Chris Pronger is usually the kind of guy to give you a sarcastic remark in a post-game scrum.
Now that he’s out of action for the rest of the season thanks to severe post-concussion syndrome, he’s speaking up honestly about how he’s feeling in the wake of his brutal diagnosis.
“It is very, very tough right now. I don’t feel well and it hurts so much not to be playing.”
Knowing what’s ailing Pronger and seeing just this one, simple statement makes the whole situation that much more difficult to see. The problems Pronger had this year with taking a puck in the eye and his other assorted injuries on top of his concussion diagnosis makes a renowned villain into a sympathetic character.
The ramifications of Chris Pronger being knocked out of action for the season and playoffs with severe post-concussion syndrome for Philadelphia are many. The effect it could have on GM Paul Holmgren and how the team can budget their payroll, however, is massive.
Pronger’s contract is a 35-and-over deal that comes with a cap hit of $4.9 million for the next five seasons. That means his cap hit isn’t going anywhere whether Pronger is playing or not. If Pronger is forced to retire from his ailment or if he takes his time and returns next season or the season after, that cap hit is there no matter what.
What can the Flyers do about that? They don’t have many options, but as Bob McKenzie said on TSN’s Insider Trading last night, Philadelphia could follow in the Boston Bruins’ footsteps in how they’ve handled Marc Savard’s post-concussion absence.

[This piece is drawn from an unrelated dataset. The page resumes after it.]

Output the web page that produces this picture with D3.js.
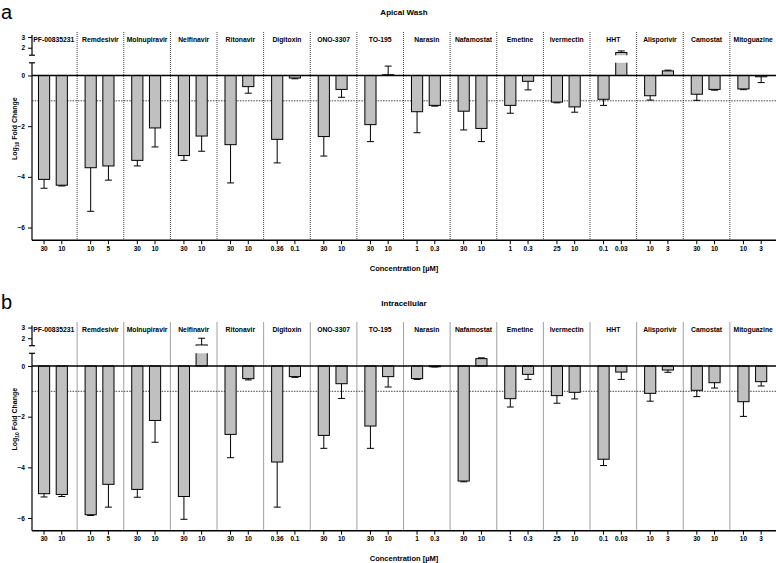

Rather than seeing Pronger retire and leave a cap hit the team can’t do anything about, they can keep him on the roster and put him on LTIR to free up his cap hit to make use of. Savard doesn’t have a 35+ contract, but the Bruins are able to use LTIR to their advantage and not have to worry about Savard’s contract to make a move when needed thanks to it
It might seem like a sneaky way of getting around a rule that was meant to ward teams off from giving older players long contracts, but loopholes were meant for exploiting. After all, they’ve been using this move already in handling Ian Laperriere’s extended absence, and using it for Pronger would make too much sense.